─── Stored data

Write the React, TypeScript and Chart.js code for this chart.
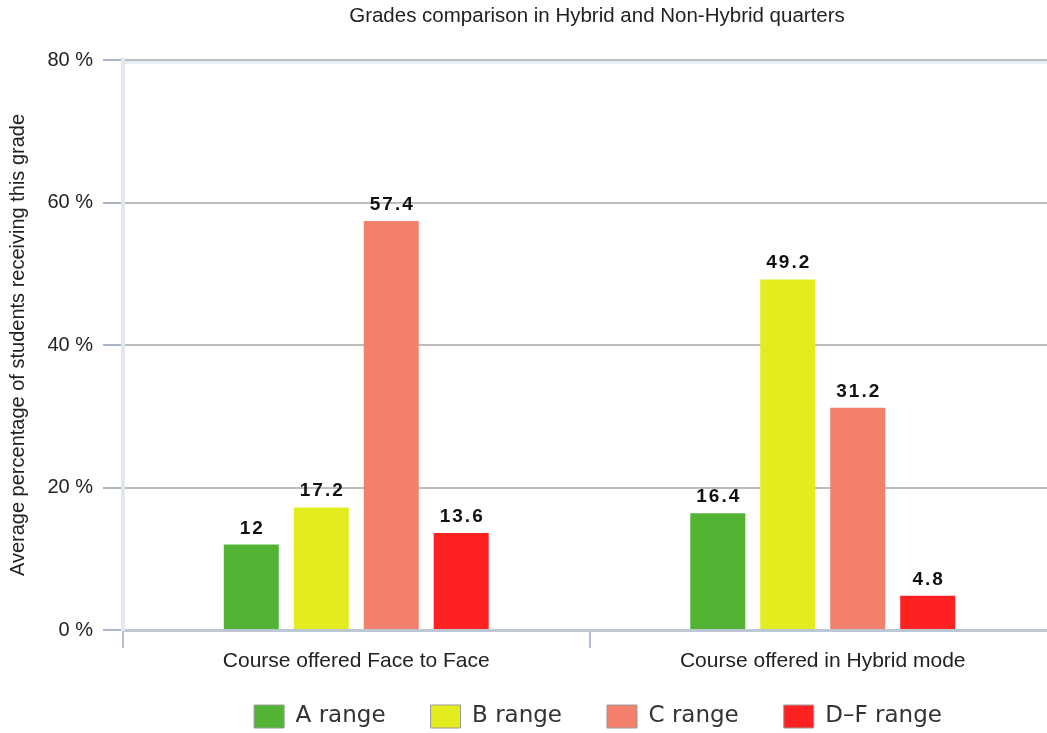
import React, { useEffect, useRef } from 'react';
import { Chart, registerables } from 'chart.js';

Chart.register(...registerables);

// ---- data ----
const categories = ['Course offered Face to Face', 'Course offered in Hybrid mode'];
const seriesNames = ['A range', 'B range', 'C range', 'D–F range'];
const aRange = [12, 16.4];
const bRange = [17.2, 49.2];
const cRange = [57.4, 31.2];
const dfRange = [13.6, 4.8];
const yTicks = [0, 20, 40, 60, 80];
const chartTitle = 'Grades comparison in Hybrid and Non-Hybrid quarters';
const yTitle = 'Average percentage of students receiving this grade';

// ---- style ----
const seriesColors = ['#52b334', '#e2ec1e', '#f2806a', '#fe2121'];
const SANS = '"Liberation Sans", Arial, Helvetica, sans-serif';
const TITLE_CENTER_X = 597;
const LEGEND_CENTER_X = 598;
const LEGEND_BOX_TOP = 705;
const LEGEND_PADDING = 45;

const valueLabels = {
  id: 'valueLabels',
  afterDatasetsDraw(chart: any) {
    const ctx = chart.ctx as CanvasRenderingContext2D;
    ctx.save();
    ctx.font = 'bold 19px ' + SANS;
    (ctx as any).letterSpacing = '2px';
    ctx.fillStyle = '#111';
    ctx.textAlign = 'center';
    ctx.textBaseline = 'alphabetic';
    chart.data.datasets.forEach((ds: any, i: number) => {
      const meta = chart.getDatasetMeta(i);
      meta.data.forEach((bar: any, j: number) => {
        ctx.fillText(String(ds.data[j]), bar.x + 1, bar.y - 11);
      });
    });
    ctx.restore();
  },
};

const topBand = {
  id: 'topBand',
  beforeDatasetsDraw(chart: any) {
    const { ctx, chartArea } = chart;
    ctx.save();
    ctx.strokeStyle = '#e6edf3';
    ctx.lineWidth = 3;
    ctx.beginPath();
    ctx.moveTo(chartArea.left + 2, chartArea.top + 2.5);
    ctx.lineTo(chartArea.right, chartArea.top + 2.5);
    ctx.stroke();
    ctx.restore();
  },
};

const centerShift = {
  id: 'centerShift',
  afterLayout(chart: any) {
    const ca = chart.chartArea;
    const mid = (ca.left + ca.right) / 2;
    const t = chart.titleBlock;
    if (t) {
      const d = TITLE_CENTER_X - mid;
      t.left += d;
      t.right += d;
    }
    const l = chart.legend;
    if (l) {
      const d = LEGEND_CENTER_X - mid;
      l.left += d;
      l.right += d;
      const dy = LEGEND_BOX_TOP - (l.top + LEGEND_PADDING);
      l.top += dy;
      l.bottom += dy;
    }
  },
};

export default function App() {
  const ref = useRef<HTMLCanvasElement>(null);

  useEffect(() => {
    const seriesData = [aRange, bRange, cRange, dfRange];
    const chart = new Chart(ref.current as HTMLCanvasElement, {
      type: 'bar',
      data: {
        labels: categories,
        datasets: seriesNames.map((name, i) => ({
          label: name,
          data: seriesData[i],
          backgroundColor: seriesColors[i],
          borderWidth: 0,
          categoryPercentage: 0.6,
          barPercentage: 0.786,
        })),
      },
      options: {
        animation: false,
        responsive: false,
        layout: { padding: 0 },
        plugins: {
          title: {
            display: true,
            text: chartTitle,
            fullSize: false,
            color: '#222',
            font: { family: SANS, size: 20.5, weight: 'normal' },
            padding: { top: 4, bottom: 31.4 },
          },
          legend: {
            position: 'bottom',
            fullSize: false,
            labels: {
              boxWidth: 30,
              boxHeight: 23,
              padding: LEGEND_PADDING,
              color: '#333',
              font: { family: '"DejaVu Sans", sans-serif', size: 23 },
              generateLabels: (c: any) =>
                (Chart.defaults.plugins.legend.labels.generateLabels as any)(c).map((l: any) => ({
                  ...l,
                  strokeStyle: '#9a9a9a',
                  lineWidth: 1,
                })),
            },
          },
          tooltip: { enabled: false },
        },
        scales: {
          x: {
            grid: {
              offset: true,
              drawOnChartArea: false,
              color: '#b4c0cf',
              lineWidth: 2,
              tickLength: 18,
            },
            border: { color: '#bcc7d4', width: 3 },
            ticks: { color: '#222', font: { family: SANS, size: 21 }, padding: 1 },
            afterFit: (s: any) => {
              s.height = 50;
            },
          },
          y: {
            min: 0,
            max: 80,
            afterBuildTicks: (s: any) => {
              s.ticks = yTicks.map((v) => ({ value: v }));
            },
            ticks: {
              color: '#222',
              font: { family: SANS, size: 20 },
              padding: 10,
              callback: (v: any) => v + ' %',
            },
            grid: {
              color: '#bdbdbd',
              lineWidth: 2,
              tickColor: '#aab6c6',
              tickWidth: 2,
              tickLength: 20,
            },
            border: { color: '#e1e8ef', width: 4 },
            title: {
              display: true,
              text: yTitle,
              color: '#222',
              font: { family: SANS, size: 20 },
              padding: { top: 6, bottom: 0 },
            },
            afterFit: (s: any) => {
              s.width = 123;
            },
          },
        },
      } as any,
      plugins: [valueLabels, topBand, centerShift],
    });
    return () => chart.destroy();
  }, []);

  return (
    <div
      style={{
        position: 'fixed',
        left: 0,
        top: 0,
        width: 1047,
        height: 733,
        overflow: 'hidden',
        background: '#fff',
      }}
    >
      <canvas ref={ref} width={1056} height={758} style={{ display: 'block' }} />
    </div>
  );
}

──────

Pick out the lines containing the string "this".

Response below:
Write the React, TypeScript and Chart.js code for this chart.
const yTitle = 'Average percentage of students receiving this grade';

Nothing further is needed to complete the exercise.